Foreign Minister Edward Nalbandian welcomed on Tuesday the reopening of Georgia’s main border crossing with Russia and confirmed reports that a Russian-Georgian agreement to that effect was reached under Armenian mediation.


“I can confirm that [Russian-Georgian] negotiations indeed took place in Armenia and with Armenia’s mediation,” Nalbandian told journalists. “And now that the checkpoint is operational it can be said that that [agreement] is a big success for Russia and Georgia in the first instance and, of course, for Armenia as well.”

Russian and Georgian officials reportedly held indirect negotiations in Yerevan last October. Their governments announced in late December that they have agreed to reopen the Upper Lars crossing on March 1. Traffic through the narrow pass in the Caucasus Mountains resumed as planned on Monday.

Upper Lars is the only land border crossing that does not go through Georgia's Russian-backed breakaway regions of South Ossetia and Abkhazia.
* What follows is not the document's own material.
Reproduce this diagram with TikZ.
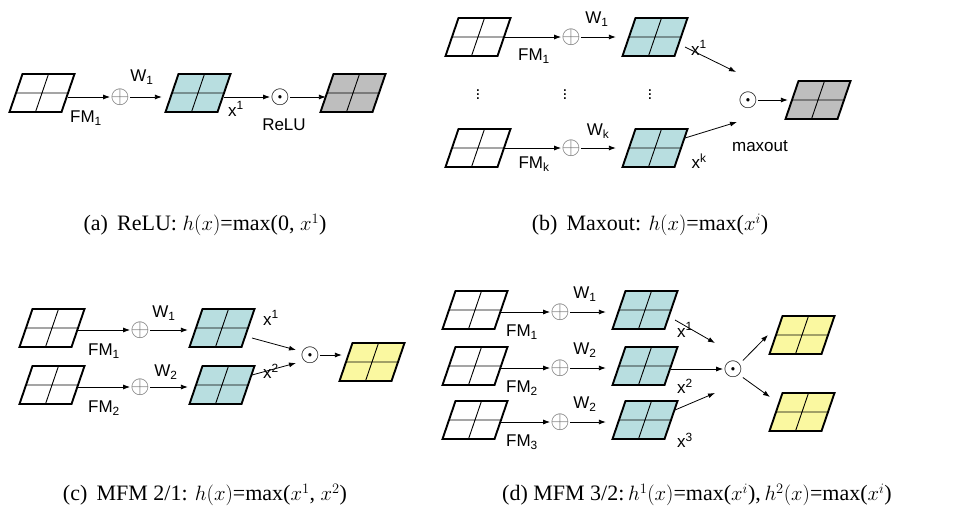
\documentclass[tikz,border=0pt]{standalone}
\usepackage{fontspec}
\setmainfont{Liberation Serif}
\newfontfamily\lab{Liberation Sans}
\usetikzlibrary{arrows.meta}
\tikzset{
  x=1pt,y=-1pt,
  fm/.pic={
    \coordinate (-c) at (0,0);
    \coordinate (-e) at (26,0);
    \coordinate (-w) at (-26,0);
    \coordinate (-se) at (30,10);
    \coordinate (-ne) at (30,-10);
    \fill[#1] (-32.5,19)--(19.5,19)--(32.5,-19)--(-19.5,-19)--cycle;
    \draw[line width=0.9pt] (-26,0)--(26,0) (6.5,-19)--(-6.5,19);
    \draw[line width=1.9pt,line join=miter] (-32.5,19)--(19.5,19)--(32.5,-19)--(-19.5,-19)--cycle;
  },
  arr/.style={-{Latex[length=7pt,width=5pt]},line width=0.8pt},
  op/.style={inner sep=0pt,font=\fontsize{28}{28}\selectfont},
  plus/.style={op,text=black!55},
  lb/.style={font=\lab\fontsize{17}{17}\selectfont,inner sep=0pt},
  captxt/.style={font=\fontsize{22}{24}\selectfont,inner sep=0pt},
}
\definecolor{cy}{RGB}{184,222,224}
\definecolor{gy}{RGB}{190,190,190}
\definecolor{yl}{RGB}{250,248,160}
\begin{document}
\begin{tikzpicture}
\useasboundingbox (0,0) rectangle (980,515);
% (a)
\pic (a1) at (42,93) {fm=white};
\node[plus] (ap) at (120,97) {$\oplus$};
\pic (ac) at (198,93) {fm=cy};
\node[op] (ao) at (280,97) {$\odot$};
\pic (ag) at (353,93) {fm=gy};
\draw[arr] (a1-e |- ap) -- (ap.west);
\draw[arr] (ap.east) -- ++(32,0);
\draw[arr] (ac-e |- ao) -- (ao.west);
\draw[arr] (ao.east) -- ++(36,0);
\node[lb] at (86,118) {FM\textsubscript{1}};
\node[lb] at (142,77) {W\textsubscript{1}};
\node[lb] at (236,109) {x\textsuperscript{1}};
\node[lb] at (284,125) {ReLU};
\node[captxt] at (205,225) {(a)\, ReLU: $h(x)$=max(0, $x^1$)};
% (b)
\pic (b1) at (478,37) {fm=white};
\node[plus] (bp1) at (571,37) {$\oplus$};
\pic (bc1) at (655,37) {fm=cy};
\pic (bk) at (478,148) {fm=white};
\node[plus] (bpk) at (571,148) {$\oplus$};
\pic (bck) at (655,148) {fm=cy};
\node[op] (bo) at (748,100) {$\odot$};
\pic (bg) at (818,100) {fm=gy};
\draw[arr] (b1-e |- bp1) -- (bp1.west);
\draw[arr] (bp1.east) -- ++(35,0);
\draw[arr] (bk-e |- bpk) -- (bpk.west);
\draw[arr] (bpk.east) -- ++(35,0);
\draw[arr] (bc1-se) -- (736,72);
\draw[arr] (bck-ne) -- (737,122);
\draw[arr] (bo.east) -- ++(30,0);
\node[lb] at (534,56) {FM\textsubscript{1}};
\node[lb] at (597,19) {W\textsubscript{1}};
\node[lb] at (699,48) {x\textsuperscript{1}};
\node[lb] at (534,164) {FM\textsubscript{k}};
\node[lb] at (598,131) {W\textsubscript{k}};
\node[lb] at (699,161) {x\textsuperscript{k}};
\node[lb] at (760,146) {maxout};
\foreach \xx in {478,565,650} \node[lb] at (\xx,92) {$\vdots$};
\node[captxt] at (650,225) {(b)\, Maxout: $h(x)$=max($x^i$)};
% (c)
\pic (c1) at (52,328) {fm=white};
\node[plus] (cp1) at (140,330) {$\oplus$};
\pic (cc1) at (222,328) {fm=cy};
\pic (c2) at (52,385) {fm=white};
\node[plus] (cp2) at (140,387) {$\oplus$};
\pic (cc2) at (222,385) {fm=cy};
\node[op] (co) at (310,355) {$\odot$};
\pic (cy) at (372,362) {fm=yl};
\draw[arr] (c1-e |- cp1) -- (cp1.west);
\draw[arr] (cp1.east) -- ++(38,0);
\draw[arr] (c2-e |- cp2) -- (cp2.west);
\draw[arr] (cp2.east) -- ++(38,0);
\draw[arr] (cc1-se) -- (296,350);
\draw[arr] (cc2-ne) -- (296,363);
\draw[arr] (co.east) -- ++(22,0);
\node[lb] at (104,351) {FM\textsubscript{1}};
\node[lb] at (164,313) {W\textsubscript{1}};
\node[lb] at (271,318) {x\textsuperscript{1}};
\node[lb] at (104,408) {FM\textsubscript{2}};
\node[lb] at (166,372) {W\textsubscript{2}};
\node[lb] at (271,371) {x\textsuperscript{2}};
\node[captxt] at (205,495) {(c)\, MFM 2/1: $h(x)$=max($x^1$, $x^2$)};
% (d)
\foreach \i/\yy in {1/310,2/366,3/420}{
  \pic (d\i) at (475,\yy) {fm=white};
  \node[plus] (dp\i) at (560,\yy+2) {$\oplus$};
  \pic (dc\i) at (645,\yy) {fm=cy};
  \draw[arr] (d\i-e |- dp\i) -- (dp\i.west);
  \draw[arr] (dp\i.east) -- ++(36,0);
  \node[lb] at (522,\yy+22) {FM\textsubscript{\i}};
  \node[lb] at (685,\yy+20) {x\textsuperscript{\i}};
}
\node[lb] at (585,294) {W\textsubscript{1}};
\node[lb] at (585,350) {W\textsubscript{2}};
\node[lb] at (585,404) {W\textsubscript{2}};
\node[op] (do) at (733,369) {$\odot$};
\pic (dy1) at (802,335) {fm=yl};
\pic (dy2) at (802,412) {fm=yl};
\draw[arr] (dc1-se) -- (715,343);
\draw[arr] (dc2-e |- do) -- (do.west);
\draw[arr] (dc3-ne) -- (715,393);
\draw[arr] (do.north east) -- (768,335);
\draw[arr] (do.south east) -- (770,397);
\node[captxt] at (697,495) {(d) MFM 3/2:\,$h^1(x)$=max($x^i$),\,$h^2(x)$=max($x^i$)};
\end{tikzpicture}
\end{document}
It served as Armenia’s sole overland route to the former Soviet Union and Europe until being controversially shut down by the Russian authorities in June 2006, at the height of a Russian-Georgian spy scandal.

With Russian-Georgian trade having steadily declined over the past decade, the Upper Lars closure primarily hit trading companies shipping goods to and from Armenia. Armenian exporters of agricultural produce were particularly reliant on the crossing. They had to re-route their deliveries through the more expensive and time-consuming rail-ferry services between Georgia and Russia and Ukraine.

Arsen Ghazarian, chairman of the Armenian Union of Industrialists and Entrepreneurs, predicted on Monday the reopening of the Russian-Georgian border will boost exports of Armenian fruits and vegetables already this year. He said it would reduce transportation costs incurred by the exporters by at least 25 percent.

According to Ghazarian, who also owns a cargo shipment company, a single truck laden with agricultural products takes at least 23 days to reach Russia through the rail-ferry link. Going through Upper Lars will cut shipping time by half, he told journalists.